# [Provided data]
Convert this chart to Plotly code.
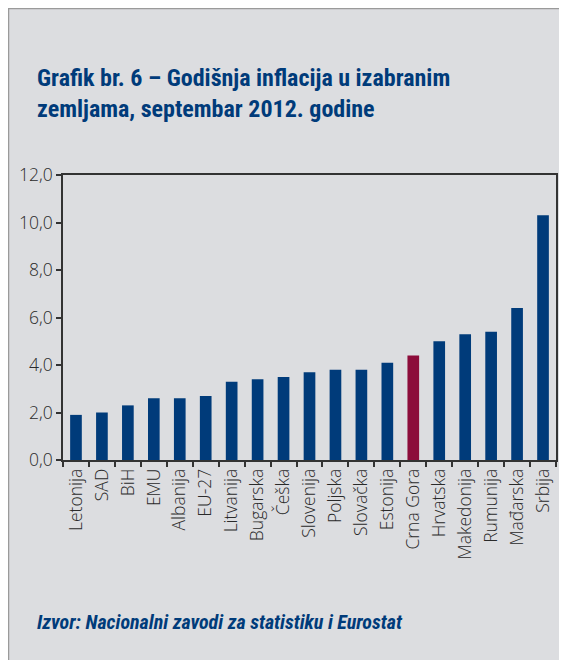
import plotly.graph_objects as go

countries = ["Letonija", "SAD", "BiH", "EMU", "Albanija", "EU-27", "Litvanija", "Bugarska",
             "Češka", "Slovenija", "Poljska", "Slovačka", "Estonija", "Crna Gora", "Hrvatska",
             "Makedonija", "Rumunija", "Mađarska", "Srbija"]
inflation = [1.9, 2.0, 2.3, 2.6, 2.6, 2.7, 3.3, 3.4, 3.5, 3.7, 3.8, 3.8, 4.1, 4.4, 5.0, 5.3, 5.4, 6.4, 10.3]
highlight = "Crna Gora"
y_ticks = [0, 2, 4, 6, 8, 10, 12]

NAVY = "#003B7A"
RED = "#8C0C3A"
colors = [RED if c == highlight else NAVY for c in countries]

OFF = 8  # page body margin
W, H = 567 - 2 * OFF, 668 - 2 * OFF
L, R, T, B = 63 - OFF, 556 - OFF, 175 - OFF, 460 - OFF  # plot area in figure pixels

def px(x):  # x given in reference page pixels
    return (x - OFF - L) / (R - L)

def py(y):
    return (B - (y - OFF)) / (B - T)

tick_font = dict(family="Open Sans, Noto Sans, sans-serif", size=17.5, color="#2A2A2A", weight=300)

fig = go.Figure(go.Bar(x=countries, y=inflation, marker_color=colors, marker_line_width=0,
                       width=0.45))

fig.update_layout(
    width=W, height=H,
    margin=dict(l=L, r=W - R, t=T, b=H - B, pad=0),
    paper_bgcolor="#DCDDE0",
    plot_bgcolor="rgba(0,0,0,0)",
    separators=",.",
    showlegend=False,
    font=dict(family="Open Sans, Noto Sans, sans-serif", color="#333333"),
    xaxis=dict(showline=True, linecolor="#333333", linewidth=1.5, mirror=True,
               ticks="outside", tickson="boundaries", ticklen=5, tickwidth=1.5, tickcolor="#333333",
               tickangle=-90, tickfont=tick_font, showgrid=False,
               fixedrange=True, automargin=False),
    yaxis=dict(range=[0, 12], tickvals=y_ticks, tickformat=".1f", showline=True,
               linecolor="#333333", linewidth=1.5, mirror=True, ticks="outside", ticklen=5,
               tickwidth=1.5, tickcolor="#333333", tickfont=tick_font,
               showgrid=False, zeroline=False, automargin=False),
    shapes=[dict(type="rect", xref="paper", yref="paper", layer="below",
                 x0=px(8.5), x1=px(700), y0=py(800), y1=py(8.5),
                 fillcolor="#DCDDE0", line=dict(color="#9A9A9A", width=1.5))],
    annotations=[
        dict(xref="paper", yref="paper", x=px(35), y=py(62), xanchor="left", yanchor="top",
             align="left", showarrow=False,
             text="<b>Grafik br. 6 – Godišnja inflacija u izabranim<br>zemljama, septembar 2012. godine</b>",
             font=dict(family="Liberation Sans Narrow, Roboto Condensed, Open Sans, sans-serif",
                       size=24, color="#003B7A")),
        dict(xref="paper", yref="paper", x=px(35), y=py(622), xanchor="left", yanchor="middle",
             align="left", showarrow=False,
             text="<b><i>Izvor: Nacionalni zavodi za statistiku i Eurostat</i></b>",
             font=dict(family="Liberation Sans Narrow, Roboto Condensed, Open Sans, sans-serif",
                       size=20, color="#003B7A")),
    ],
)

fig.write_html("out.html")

# [Written task]
Exclude the images, then output the data above word for word.

# [Task output]
Convert this chart to Plotly code.
import plotly.graph_objects as go

countries = ["Letonija", "SAD", "BiH", "EMU", "Albanija", "EU-27", "Litvanija", "Bugarska",
             "Češka", "Slovenija", "Poljska", "Slovačka", "Estonija", "Crna Gora", "Hrvatska",
             "Makedonija", "Rumunija", "Mađarska", "Srbija"]
inflation = [1.9, 2.0, 2.3, 2.6, 2.6, 2.7, 3.3, 3.4, 3.5, 3.7, 3.8, 3.8, 4.1, 4.4, 5.0, 5.3, 5.4, 6.4, 10.3]
highlight = "Crna Gora"
y_ticks = [0, 2, 4, 6, 8, 10, 12]

NAVY = "#003B7A"
RED = "#8C0C3A"
colors = [RED if c == highlight else NAVY for c in countries]

OFF = 8  # page body margin
W, H = 567 - 2 * OFF, 668 - 2 * OFF
L, R, T, B = 63 - OFF, 556 - OFF, 175 - OFF, 460 - OFF  # plot area in figure pixels

def px(x):  # x given in reference page pixels
    return (x - OFF - L) / (R - L)

def py(y):
    return (B - (y - OFF)) / (B - T)

tick_font = dict(family="Open Sans, Noto Sans, sans-serif", size=17.5, color="#2A2A2A", weight=300)

fig = go.Figure(go.Bar(x=countries, y=inflation, marker_color=colors, marker_line_width=0,
                       width=0.45))

fig.update_layout(
    width=W, height=H,
    margin=dict(l=L, r=W - R, t=T, b=H - B, pad=0),
    paper_bgcolor="#DCDDE0",
    plot_bgcolor="rgba(0,0,0,0)",
    separators=",.",
    showlegend=False,
    font=dict(family="Open Sans, Noto Sans, sans-serif", color="#333333"),
    xaxis=dict(showline=True, linecolor="#333333", linewidth=1.5, mirror=True,
               ticks="outside", tickson="boundaries", ticklen=5, tickwidth=1.5, tickcolor="#333333",
               tickangle=-90, tickfont=tick_font, showgrid=False,
               fixedrange=True, automargin=False),
    yaxis=dict(range=[0, 12], tickvals=y_ticks, tickformat=".1f", showline=True,
               linecolor="#333333", linewidth=1.5, mirror=True, ticks="outside", ticklen=5,
               tickwidth=1.5, tickcolor="#333333", tickfont=tick_font,
               showgrid=False, zeroline=False, automargin=False),
    shapes=[dict(type="rect", xref="paper", yref="paper", layer="below",
                 x0=px(8.5), x1=px(700), y0=py(800), y1=py(8.5),
                 fillcolor="#DCDDE0", line=dict(color="#9A9A9A", width=1.5))],
    annotations=[
        dict(xref="paper", yref="paper", x=px(35), y=py(62), xanchor="left", yanchor="top",
             align="left", showarrow=False,
             text="<b>Grafik br. 6 – Godišnja inflacija u izabranim<br>zemljama, septembar 2012. godine</b>",
             font=dict(family="Liberation Sans Narrow, Roboto Condensed, Open Sans, sans-serif",
                       size=24, color="#003B7A")),
        dict(xref="paper", yref="paper", x=px(35), y=py(622), xanchor="left", yanchor="middle",
             align="left", showarrow=False,
             text="<b><i>Izvor: Nacionalni zavodi za statistiku i Eurostat</i></b>",
             font=dict(family="Liberation Sans Narrow, Roboto Condensed, Open Sans, sans-serif",
                       size=20, color="#003B7A")),
    ],
)

fig.write_html("out.html")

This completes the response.